Go try that and let me know how it works out for you.
JAP>
Current level and time are both factors in when it will trip. Hook your GFCI receptacle to a 100 amp breaker, or maybe a FPE stablock breaker and see if the which trips first.I may have had an odd batch but the last time I took the load side of a GFI Receptacle directly to ground it was enough inrush that it tripped the breaker in the panel as a short circuit without tripping the reset.
Only when I took the load side hot through a load like a soldering gun and then to the EGC did the GFI Trip non violently.
Been a very long time since I tried that so things may be new and improved now.

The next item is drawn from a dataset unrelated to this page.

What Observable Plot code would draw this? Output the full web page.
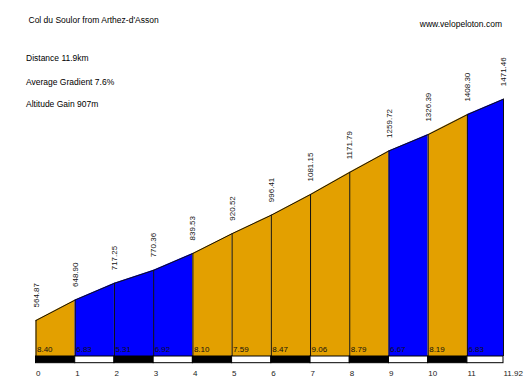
<!DOCTYPE html>
<html>
<head>
<meta charset="utf-8">
<script src="https://cdn.jsdelivr.net/npm/d3@7"></script>
<script src="https://cdn.jsdelivr.net/npm/@observablehq/plot@0.6"></script>
<style>
  html, body { margin: 0; padding: 0; background: #fff; }
  #chart svg { display: block; }
</style>
</head>
<body>
<div id="chart"></div>
<script>
// ---- data ----
const km = [0, 1, 2, 3, 4, 5, 6, 7, 8, 9, 10, 11, 11.92];
const elevation = [564.87, 648.90, 717.25, 770.36, 839.53, 920.52, 996.41, 1081.15, 1171.79, 1259.72, 1326.39, 1408.30, 1471.46];
const gradient = [8.40, 6.83, 5.31, 6.92, 8.10, 7.59, 8.47, 9.06, 8.79, 6.67, 8.19, 6.83];
const tickLabels = ["0", "1", "2", "3", "4", "5", "6", "7", "8", "9", "10", "11", "11.92"];
const title = "Col du Soulor from Arthez-d'Asson";
const infoLines = ["Distance 11.9km", "Average Gradient 7.6%", "Altitude Gain 907m"];
const website = "www.velopeloton.com";

// ---- scale setup ----
const yBase = 417.4;      // elevation at the baseline of the profile
const yStripEnd = 390;    // bottom of the distance strip (in elevation units)
const yTop = 1875.8;
const ORANGE = "#E3A000";
const BLUE = "#0000FF";

const segments = gradient.map((g, i) => ({
  i, x1: km[i], x2: km[i + 1], g,
  color: g < 7 ? BLUE : ORANGE,
  shade: i % 2 === 0 ? "black" : "white"
}));
const areaPts = segments.flatMap(s => [
  {seg: s.i, x: km[s.i], y: elevation[s.i], color: s.color},
  {seg: s.i, x: km[s.i + 1], y: elevation[s.i + 1], color: s.color}
]);
const points = km.map((k, i) => ({x: k, y: elevation[i], label: elevation[i].toFixed(2)}));

const FONT = "'Liberation Sans', Arial, sans-serif";
const infoDy = [54, 78.5, 100.5];

const chart = Plot.plot({
  width: 524,
  height: 384,
  marginLeft: 35.5,
  marginRight: 21,
  marginTop: 0,
  marginBottom: 28,
  style: {fontFamily: FONT, background: "#fff", overflow: "visible"},
  x: {domain: [0, 11.92], axis: null},
  y: {domain: [yBase, yTop], axis: null},
  color: {type: "identity"},
  marks: [
    Plot.areaY(areaPts, {x: "x", y1: yBase, y2: "y", z: "seg", fill: "color", curve: "linear"}),
    Plot.ruleX(points, {x: "x", y1: yBase, y2: "y", stroke: "#111", strokeWidth: 1}),
    Plot.line(points, {x: "x", y: "y", stroke: "#111", strokeWidth: 1}),
    Plot.rect(segments, {x1: "x1", x2: "x2", y1: yStripEnd, y2: yBase, fill: "shade", stroke: "black", strokeWidth: 1}),
    Plot.text(segments, {x: "x1", y: yBase, text: d => d.g.toFixed(2), textAnchor: "start", dx: 1, dy: -7, fontSize: 8, fill: "#111"}),
    Plot.text(points, {x: "x", y: "y", text: "label", rotate: -90, textAnchor: "start", dy: -13, fontSize: 8, fill: "#111"}),
    Plot.text(km, {x: d => d, y: yStripEnd, text: (d, i) => tickLabels[i], textAnchor: "start", dy: 10.5, fontSize: 8, fill: "#222"}),
    Plot.text([title], {frameAnchor: "top-left", text: d => d, textAnchor: "start", dx: -7.5, dy: 16, fontSize: 8.5, fill: "#000"}),
    ...infoLines.map((line, i) =>
      Plot.text([line], {frameAnchor: "top-left", text: d => d, textAnchor: "start", dx: -10, dy: infoDy[i], fontSize: 8.5, fill: "#000"})
    ),
    Plot.text([website], {frameAnchor: "top-right", text: d => d, textAnchor: "end", dx: -1.5, dy: 20, fontSize: 8.5, fill: "#000"})
  ]
});
document.getElementById("chart").appendChild(chart);
</script>
</body>
</html>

I'll go and try it again and see what happens.
JAP>
Exactly.
JAP>
Current level and time are both factors in when it will trip. Hook your GFCI receptacle to a 100 amp breaker, or maybe a FPE stablock breaker and see if the which trips first.
And it is just a matter of whether the GFCI receptacle or the circuit breaker would have a faster response time to the conditions, some cases they both may trip, but a breaker with low instantaneous trip setting, like standard 15/20 amp single pole QO series, may respond first in most cases.No need to do that.
User100 called me out in post #105 saying if you took the hot to the EGC that the GFI would trip because it's a ground fault not a short circuit and I was probably meaning to say hot to "noodle" as he referred to it and not EGC.
I meant what I said to begin with.
Most times a direct short from the load side hot of a GFI Receptacle's EGC will bypass the GFI mechanism in the receptacle itself and trip the breaker feeding it.
With an arc much more violent than what you would witness on a simple GFI mechanism trip.